Wie soll man anfangen?
Seit über eine Woche versuche ich nun einen Weg zu finden, diesen Artikel in einer Art und Weise zu verfassen, in der diejenigen, die offen für neue Sichtweisen zu diesen Thema sind, nicht abschreckt. Trotzdem halte ich es für äußerst wichtig, dass ich die wichtigsten Fakten nicht verharmlose oder gänzlich weglasse, um mich nicht auf Zehnspitzen durch Paragrafen von Eierschalen zu schleichen, damit ich bestimmte sensible Leser nicht vor den Kopf stoße, die in Bezug auf die in diesem Artikel behandelten Themen noch unentschlossen sind.

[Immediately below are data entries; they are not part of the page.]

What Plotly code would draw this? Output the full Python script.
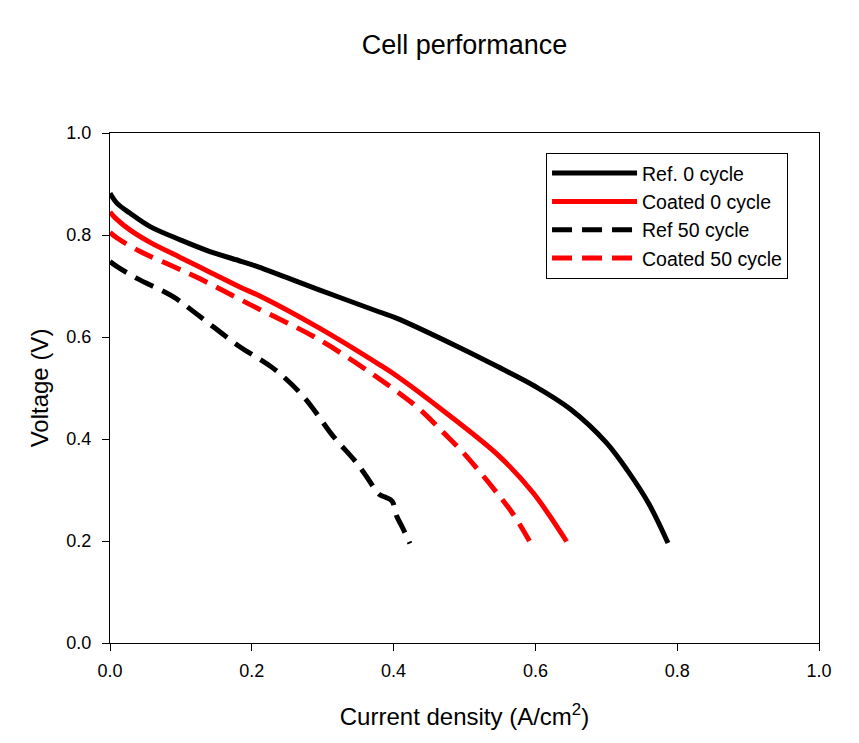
import plotly.graph_objects as go

# Current density (A/cm^2) and voltage (V)
ref0_i = [0, 0.01, 0.028, 0.056, 0.1, 0.14, 0.186, 0.21, 0.296, 0.38, 0.404, 0.492, 0.548, 0.6, 0.65, 0.7, 0.73, 0.76, 0.787]
ref0_v = [0.882, 0.862, 0.843, 0.817, 0.790, 0.768, 0.748, 0.737, 0.692, 0.649, 0.637, 0.580, 0.541, 0.503, 0.458, 0.393, 0.338, 0.273, 0.196]

coat0_i = [0, 0.01, 0.028, 0.056, 0.099, 0.141, 0.183, 0.212, 0.296, 0.381, 0.404, 0.475, 0.55, 0.597, 0.644]
coat0_v = [0.845, 0.830, 0.810, 0.786, 0.756, 0.727, 0.698, 0.680, 0.617, 0.545, 0.524, 0.450, 0.365, 0.294, 0.199]

ref50_i = [0, 0.01, 0.038, 0.089, 0.127, 0.183, 0.23, 0.273, 0.315, 0.345, 0.362, 0.372, 0.381, 0.39, 0.398, 0.404, 0.413, 0.423]
ref50_v = [0.748, 0.738, 0.715, 0.679, 0.640, 0.581, 0.539, 0.483, 0.405, 0.358, 0.326, 0.305, 0.290, 0.285, 0.278, 0.250, 0.225, 0.195]

coat50_i = [0, 0.01, 0.042, 0.08, 0.127, 0.197, 0.296, 0.395, 0.437, 0.47, 0.501, 0.55, 0.569, 0.592]
coat50_v = [0.805, 0.794, 0.768, 0.744, 0.714, 0.664, 0.594, 0.503, 0.458, 0.413, 0.369, 0.287, 0.252, 0.199]

names = ["Ref. 0 cycle", "Coated 0 cycle", "Ref 50 cycle", "Coated 50 cycle"]
tick_vals = [0.0, 0.2, 0.4, 0.6, 0.8, 1.0]
tick_text = ["0.0", "0.2", "0.4", "0.6", "0.8", "1.0"]

FONT = "Liberation Sans, Arial, sans-serif"
PAGE_OFFSET = 8  # default body margin of the page

fig = go.Figure()
series = [
    (ref0_i, ref0_v, names[0], "black", "solid"),
    (coat0_i, coat0_v, names[1], "red", "solid"),
    (ref50_i, ref50_v, names[2], "black", "20px,10px"),
    (coat50_i, coat50_v, names[3], "red", "20px,10px"),
]
for xs, ys, nm, col, dash in series:
    fig.add_trace(go.Scatter(x=xs, y=ys, mode="lines", name=nm,
                             line=dict(color=col, width=5, dash=dash, shape="spline", smoothing=1.0)))

axis_common = dict(range=[0, 1], tickvals=tick_vals, ticktext=tick_text,
                   showline=True, linecolor="black", linewidth=1, mirror=True,
                   ticks="outside", ticklen=7, tickcolor="black", tickwidth=1,
                   showgrid=False, zeroline=False, automargin=False,
                   tickfont=dict(family=FONT, size=18, color="black"))

W, H = 859 - PAGE_OFFSET, 743 - PAGE_OFFSET
fig.update_layout(
    width=W, height=H,
    margin=dict(l=110 - PAGE_OFFSET, r=40, t=133 - PAGE_OFFSET, b=100),
    paper_bgcolor="white", plot_bgcolor="white",
    title=dict(text="Cell performance", x=0.5, xref="paper", xanchor="center",
               y=1 - (45 - PAGE_OFFSET) / H, yanchor="middle",
               font=dict(family=FONT, size=27, color="black")),
    xaxis=dict(title=dict(text="Current density (A/cm<sup>2</sup>)", standoff=28,
                          font=dict(family=FONT, size=24, color="black")),
               ticklabelstandoff=4, **axis_common),
    yaxis=dict(title=dict(text="Voltage (V)", standoff=10,
                          font=dict(family=FONT, size=24, color="black")),
               ticklabelstandoff=7, **axis_common),
    legend=dict(x=0.615, y=0.961, xanchor="left", yanchor="top",
                bordercolor="black", borderwidth=1, bgcolor="white",
                font=dict(family=FONT, size=19.5, color="black"), itemwidth=85),
    showlegend=True,
)

fig.write_html("out.html")
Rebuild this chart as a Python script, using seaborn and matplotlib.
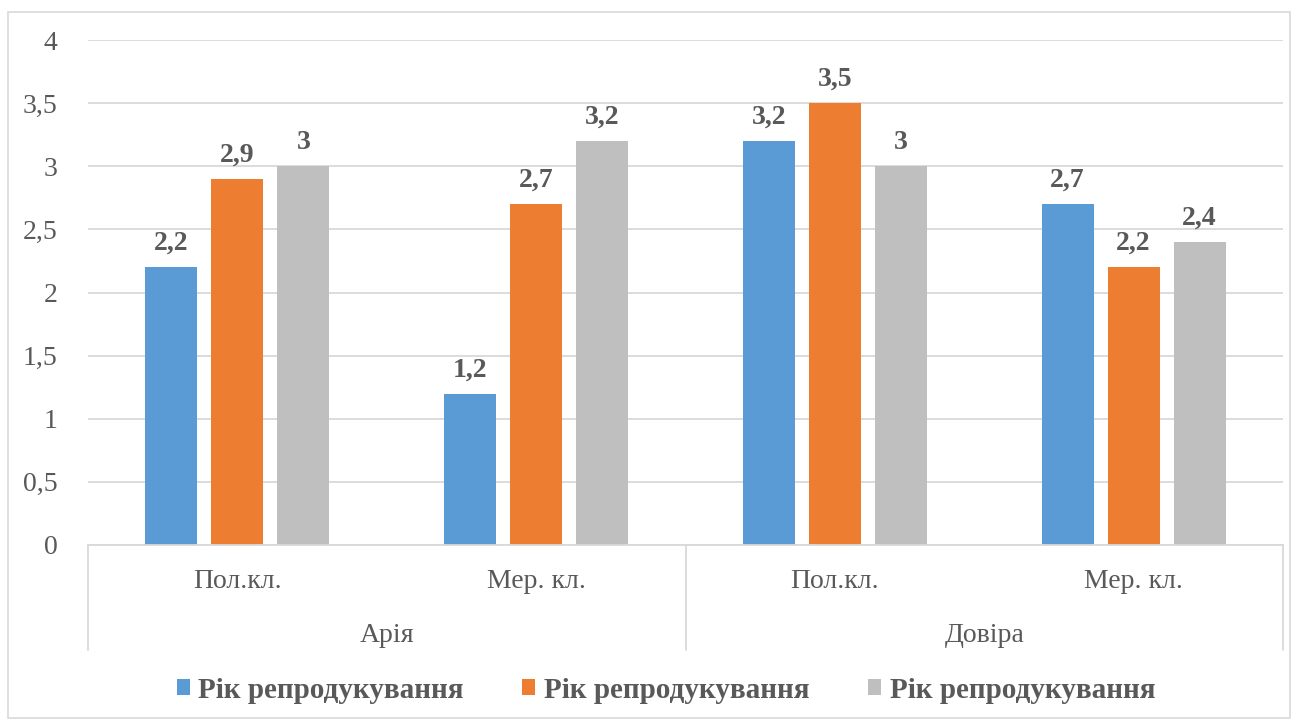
import os
import matplotlib
matplotlib.use("Agg")
import matplotlib.pyplot as plt
import seaborn as sns
import pandas as pd
from matplotlib.patches import Patch, Rectangle
from matplotlib.transforms import blended_transform_factory
from matplotlib.font_manager import FontProperties

# ---- data ----
groups = ["Арія", "Довіра"]
subcats = ["Пол.кл.", "Мер. кл."]
series_names = ["Рік репродукування", "Рік репродукування", "Рік репродукування"]
series1 = [2.2, 1.2, 3.2, 2.7]
series2 = [2.9, 2.7, 3.5, 2.2]
series3 = [3.0, 3.2, 3.0, 2.4]
yticks = [0, 0.5, 1, 1.5, 2, 2.5, 3, 3.5, 4]
colors = ["#5B9BD5", "#ED7D31", "#BFBFBF"]

cat_ids = [f"{g}|{s}" for g in groups for s in subcats]
rows = []
for k, vals in enumerate([series1, series2, series3]):
    for cid, v in zip(cat_ids, vals):
        rows.append({"cat": cid, "value": v, "series": f"s{k}"})
df = pd.DataFrame(rows)

sns.set_theme(style="white")
plt.rcParams["font.family"] = "serif"
plt.rcParams["font.serif"] = ["Liberation Serif", "DejaVu Serif"]

LIB = "/usr/share/fonts/truetype/liberation/"
def fp(size, bold=False):
    path = LIB + ("LiberationSerif-Bold.ttf" if bold else "LiberationSerif-Regular.ttf")
    if os.path.exists(path):
        return FontProperties(fname=path, size=size)
    return FontProperties(family="Liberation Serif", weight="bold" if bold else "normal", size=size)

TEXT = "#595959"
GRID = "#D9D9D9"
FS = 20

fig = plt.figure(figsize=(12.98, 7.22), dpi=100)
ax = fig.add_axes([88/1298, 1-545/722, (1283-88)/1298, (545-40)/722])

sns.barplot(data=df, x="cat", y="value", hue="series", order=cat_ids,
            palette=colors, width=0.663, gap=0.21, saturation=1,
            errorbar=None, legend=False, linewidth=0, ax=ax)

for cont in ax.containers:
    labs = [f"{b.get_height():g}".replace(".", ",") for b in cont]
    ax.bar_label(cont, labels=labs, padding=8, color=TEXT,
                 fontproperties=fp(FS, True))

ax.set_ylim(0, 4)
ax.set_xlim(-0.5, len(cat_ids) - 0.5)
ax.set_yticks(yticks)
ax.set_yticklabels([f"{t:g}".replace(".", ",") for t in yticks],
                   fontproperties=fp(FS), color=TEXT)
ax.tick_params(axis="y", length=0, pad=22)
ax.set_xticks([])
ax.set_xlabel("")
ax.set_ylabel("")
ax.yaxis.grid(True, color=GRID, lw=1.3)
ax.set_axisbelow(True)
for side in ["left", "right", "top"]:
    ax.spines[side].set_visible(False)
ax.spines["bottom"].set_color(GRID)
ax.spines["bottom"].set_linewidth(1.3)

# multi-level category axis
tr = blended_transform_factory(ax.transData, ax.transAxes)
ah = 505.0
for i, cid in enumerate(cat_ids):
    ax.text(i, -(581-545)/ah, cid.split("|")[1], transform=tr, ha="center",
            va="center", color=TEXT, fontproperties=fp(FS))
for j, g in enumerate(groups):
    ax.text(j*2 + 0.5, -(636-545)/ah, g, transform=tr, ha="center",
            va="center", color=TEXT, fontproperties=fp(FS))
for xline in [-0.5, 1.5, 3.5]:
    ax.plot([xline, xline], [0, -(650-545)/ah], transform=tr, color=GRID,
            lw=1.3, clip_on=False)

# legend
handles = [Patch(facecolor=c, edgecolor="none") for c in colors]
fig.legend(handles, series_names, loc="center", bbox_to_anchor=(666/1298, 1-690/722),
           ncol=3, frameon=False, prop=fp(21, True),
           labelcolor=TEXT, handlelength=0.45, handleheight=0.45,
           handletextpad=0.3, columnspacing=2.0)

# outer border
fig.patches.append(Rectangle((8/1298, 1-718/722), (1290-8)/1298, (718-12)/722,
                             transform=fig.transFigure, fill=False,
                             edgecolor=GRID, lw=1.2))

fig.savefig("out.png", dpi=100)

Letzten Endes habe ich die Antwort gefunden: Es wird nicht möglich sein, jedes Herz zu erreichen, das diesen Text liest. Ich habe einen Standpunkt zu diesem Thema, dem nicht jeder zustimmen wird. Diese Tatsache akzeptiere ich jetzt. Was jedoch im Bereich des Möglichen liegt, ist, dass ich mich verpflichte, diesen Artikel aus einer Position der Nächstenliebe herauszuschreiben und nicht aus einem Ort des Grolls und/oder Hasses, aus der Perspektive eines aufrichtigen Wunsches zu kommunizieren und nicht aus Selbstgerechtigkeit und/oder Rachsucht. In diesem Text möchte ich FÜR euch schreiben, liebe Leserinnen und Leser. Ich möchte nicht gegen euch schreiben. Und mit diesem Versprechen als Leitsatz fahren wir fort.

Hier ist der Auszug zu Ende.